Shai Gilgeous-Alexander was statistically solid in Game 1. But he needed 30 shots to get his 38 points and occasionally looked too aggressive. At least from my corner of Paycom Center. In Game 2, Gilgeous-Alexander was outstanding. He scored 34 points on 21 shots. He handed out eight assists. He collected five rebounds. He went 11 for 12 from the free throw line. The MVP routinely split defensive traps, creating havoc in the half court. 

“As a whole we did a better job of attacking,” Gilgeous-Alexander said. “We were a little bit sticky last game. You have games like that. Sucks to be on this stage and have games like that. But it’s where we are, right? It’s where our feet are. All you can do is try to be better for the next one.”

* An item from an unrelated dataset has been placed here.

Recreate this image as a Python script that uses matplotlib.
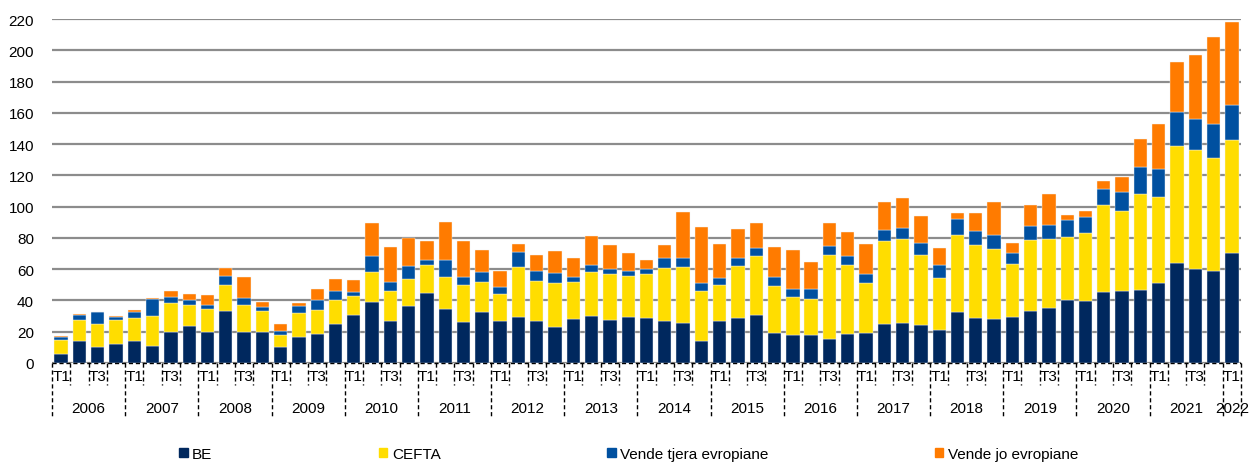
# plot.py
# Quarterly stacked bars, 2006 T1 - 2022 T1

import matplotlib.pyplot as plt
from matplotlib.patches import Rectangle
import numpy as np

plt.rcParams['font.family'] = ['Liberation Sans', 'DejaVu Sans']

years = ['2006', '2007', '2008', '2009', '2010', '2011', '2012', '2013',
         '2014', '2015', '2016', '2017', '2018', '2019', '2020', '2021', '2022']
quarter_labels = ['T1', '', 'T3', '']

be = [6, 14, 10, 12.2, 14.1, 10.9, 19.8, 23.7, 20, 33.3, 19.8, 19.8,
      10.2, 16.8, 18.8, 24.9, 30.7, 39.2, 27.1, 36.7, 44.8, 34.5, 26.4, 32.8,
      26.7, 29.6, 27.1, 23.2, 28.4, 29.9, 27.3, 29.6, 28.6, 26.9, 25.8, 13.9,
      26.9, 28.8, 30.7, 19.2, 17.7, 17.7, 15.4, 18.8, 19.2, 25.2, 25.6, 24.1,
      21.1, 32.8, 28.6, 28.1, 29.6, 33.5, 35.0, 40.1, 39.4, 45.6, 46.3, 46.7,
      51.4, 64.0, 60.1, 59.1, 70.4]
cefta = [9, 13.5, 15, 15.3, 14.7, 19, 18.6, 13.4, 14.5, 16.4, 17.5, 13.5,
         7.7, 15.2, 15.1, 15.6, 12.2, 19, 19.2, 17.2, 17.9, 20.7, 23.5, 18.8,
         17.2, 32, 25.6, 28, 23.4, 28.1, 29.8, 26.3, 28.3, 34.1, 35.4, 32.4,
         23.2, 33.5, 37.5, 30.3, 24.3, 23.2, 53.5, 43.7, 31.8, 52.6, 53.9, 45.2,
         33.5, 48.9, 46.7, 45, 33.5, 45.2, 44.3, 40.5, 43.8, 55.3, 50.7, 61.6,
         54.6, 75, 76.1, 72, 72.2]
other_eur = [1.5, 3.5, 7.5, 2.2, 4, 10.8, 3.8, 3.4, 2.6, 6, 4.1, 2.7,
             2.6, 4.5, 6.2, 5.8, 2.7, 10.2, 5.5, 8.1, 3, 10.9, 5.1, 6.6,
             4.9, 9.6, 5.9, 6.2, 3.2, 4.7, 3.2, 3.2, 3, 6, 6.2, 5.1,
             4.5, 5.1, 5.1, 5.7, 5.5, 6.6, 5.9, 5.9, 5.9, 7.3, 7.1, 7.7,
             8.3, 10.6, 8.9, 9, 7.3, 9.1, 9, 11.1, 10.4, 10.6, 12.4, 17.3,
             18.3, 21.8, 20.1, 21.8, 22.4]
non_eur = [0.5, 0.5, 0.3, 0.3, 1, 0.7, 3.6, 3.8, 6.2, 5.3, 13.8, 2.8,
           4.4, 2.1, 7.4, 7.4, 7.3, 21.2, 22.2, 17.7, 12.3, 24.1, 23.3, 14.1,
           10.3, 4.9, 10.7, 14.2, 12, 18.5, 15, 11, 6, 8.5, 29.4, 35.6,
           21.5, 18.1, 16.3, 19.2, 24.8, 17.1, 14.8, 15.6, 19.4, 18.1, 18.7, 16.8,
           10.4, 3.4, 11.5, 20.7, 6.6, 13.3, 20, 3, 3.6, 4.9, 9.4, 17.7,
           28.6, 31.5, 40.7, 55.8, 53.1]

series = [('BE', be, '#00285e'),
          ('CEFTA', cefta, '#ffdd00'),
          ('Vende tjera evropiane', other_eur, '#0050a0'),
          ('Vende jo evropiane', non_eur, '#ff7b00')]

n = len(be)
x = np.arange(n)

fig = plt.figure(figsize=(12.5, 4.64), dpi=100)
ax = fig.add_axes([52 / 1250, 1 - 364 / 464, 1189 / 1250, 344 / 464])

bottom = np.zeros(n)
handles = []
for name, vals, col in series:
    vals = np.array(vals)
    ax.bar(x, vals, 0.73, bottom=bottom, color=col, edgecolor='#f4f4f4',
           linewidth=0.3, zorder=3)
    bottom += vals
    handles.append(Rectangle((0, 0), 1, 1, color=col, label=name))

ax.set_xlim(-0.5, n - 0.5)
ax.set_ylim(0, 220)
ax.set_yticks(range(0, 221, 20))
ax.yaxis.grid(True, color='#8c8c8c', linewidth=1.6)
ax.set_axisbelow(True)
for s in ax.spines.values():
    s.set_visible(False)
ax.tick_params(axis='y', length=0, pad=13, labelsize=11)

# quarter labels under every bar
ax.set_xticks(x)
ax.set_xticklabels([quarter_labels[i % 4] for i in x], fontsize=11)
ax.tick_params(axis='x', length=0, pad=4)

# dashed axis line and separators
ax.plot([-0.5, n - 0.5], [0, 0], color='black', lw=1, ls=(0, (3, 2)),
        clip_on=False, zorder=4)
trans = ax.get_xaxis_transform()
for b in np.arange(-0.5, n, 1.0):
    long = (b + 0.5) % 4 == 0 or b == n - 0.5
    ax.plot([b, b], [0, -0.155 if long else -0.064], color='black', lw=1,
            ls=(0, (3, 2)), transform=trans, clip_on=False)

for i, yr in enumerate(years):
    start = i * 4
    end = min(start + 3, n - 1)
    ax.text((start + end) / 2, -0.13, yr, transform=trans, ha='center',
            va='center', fontsize=11)

fig.legend(handles=handles, loc='center', bbox_to_anchor=(0.503, 0.02),
           ncol=4, frameon=False, fontsize=11, handlelength=0.55,
           handleheight=0.55, handletextpad=0.3, columnspacing=10.9)

fig.savefig('out.png', dpi=100)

Game 1 stung Gilgeous-Alexander. They should have won by double digits. Instead, they lost by a point. Gilgeous-Alexander was not going to let that happen again. He scored 15 points in the first half. He scored 12 in the third quarter. He backed down Bennedict Mathurin, powered past Andrew Nembhard and outworked Aaron Nesmith. When the shot was there, he took it. When it wasn’t, he found the guy with the better one. His eight assists on Sunday went to six different players. 

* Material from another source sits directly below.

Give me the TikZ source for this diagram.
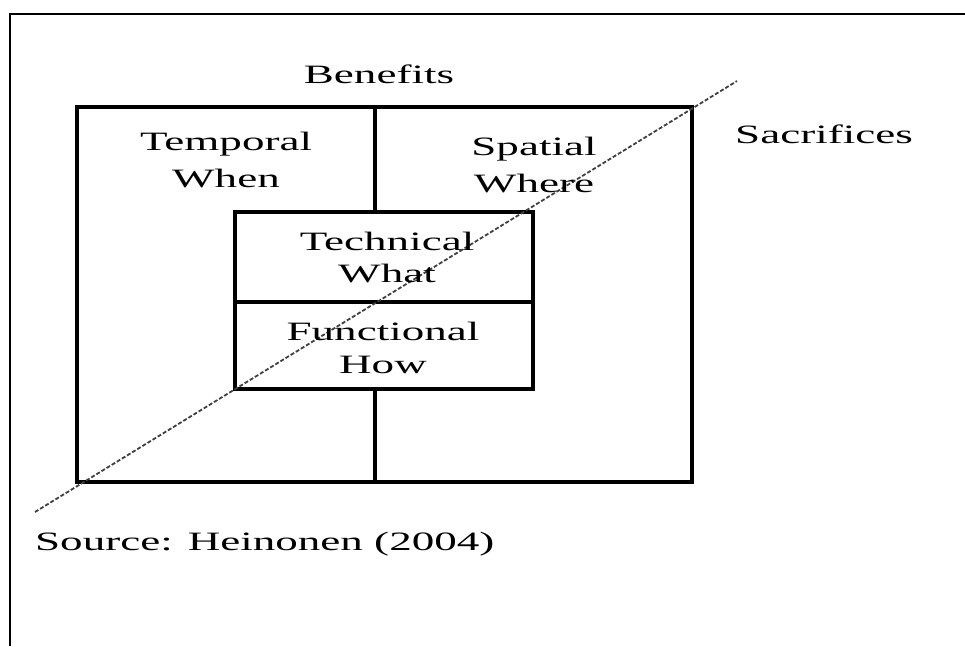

“I think when your best player is out there and he trusts you to make a play, it just gives you more confidence,” Jalen Williams said. “He understands that. I think that’s one of the roles he’s gotten really good at and grown at, and it just makes our teams better.”

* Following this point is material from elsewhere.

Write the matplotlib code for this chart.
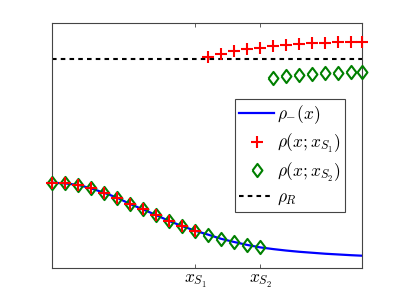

Gilgeous-Alexander had help. Lots of help. From Caruso. Has there been a more seamless fit to a team than Caruso? His defensive intensity powered Oklahoma City in the Western Conference playoffs. In Game 2, he added a little offense, scoring 20 points and knocking down four of his eight threes. 

From Chet Holmgren. Holmgren was bad in Game 1. He scored six points and was 2 of 9 from the floor. In Game 2, he was better, scoring 15 points on 6 of 11 shooting. Oklahoma City started small again, keeping Cason Wallace in the starting lineup for Isaiah Hartenstein. But Thunder coach Mark Daigneault wisely went back to the two-big lineup early, helping Oklahoma City turn a rebounding butt whooping in Game 1 (56–39) into a win in Game 2 (43–35). 

That wasn’t Daigneault’s only smart move. He gave Aaron Wiggins heavy first-half minutes. Wiggins has been a part of Oklahoma City’s rotation all postseason. He averaged 12 to 15 minutes per series in the conference playoffs. He scored 21 in a Game 1 win over Memphis and had 11 in a critical Game 4 win in Denver. But he played just nine minutes on Thursday, scoring three points. He played 21 minutes on Sunday, scoring 18.  

“I give him a lot of credit because he was a huge part of our success this season and in the playoffs, his role has been variant night to night,” Daigneault said. “But he hangs in there. He was massive tonight. Went in there with great confidence. Great professionalism, great readiness and a huge performance for us in that situation.”

Like his boss, Thunder general manager Sam Presti, Daigneault craves information. Film, statistics, anecdotes—whatever. He had a lot of information on the teams Oklahoma City played in the conference playoffs. On Indiana, he had very little. The Pacers, said Daigneault, “are an acquired taste.” They are a conceptual team, Daigneault said, and “you have to be kind of a conceptual defense against them.” 

“They’re a very distinct team,” Daigneault said. “They’re not like a vanilla team. They play a very distinct style. It’s part of their effectiveness. It’s both ends of the floor … I just [think] in a lot of areas it would be easy to just say that one thing looked better tonight. But that would be oversimplifying. I think we were just a little bit better in a lot of different areas.” 

Now it’s Indiana’s turn to counter. The Pacers had a successful trip to Oklahoma. They leave with a split and home court advantage. But Indiana knows it was fortunate to win Game 1. And that it has to avoid falling into the kind of holes it did in Game 2. The Thunder have made Indiana a jump shooting team. They made enough to win Game 1. They have to do more to win the series.  

“We have to find ways to get in the ball in [the paint],” Pacers coach Rick Carlisle said. “It’s just there are so many things that have to go right to get the ball into the heart of their defense. You’ve got to get a stop, a rebound. You’ve got to be able to get the ball up the floor without a turnover and then you have to be able to get it to the lane and to the rim. It’s a tough task. There were some stretches where we did some good things attacking the paint but there weren’t enough.”

Said Haliburton, “It feels like there’s five guys around you every time you’re in the paint. We know that the paint is our emphasis and the paint our friend. The more that we’re able to attack the paint, usually better things happen for us. So it’s just about getting threes your way. If you just swing the ball around and take late shot clock threes, it’s really difficult.”

Indiana will be better at home. Its role players should be better at home. But Oklahoma City showed on Sunday why it won 68 games, why it went 12–4 in the conference playoffs, why it was an overwhelming favorite entering this series. The Pacers will have to do something special. Because the Thunder just showed up.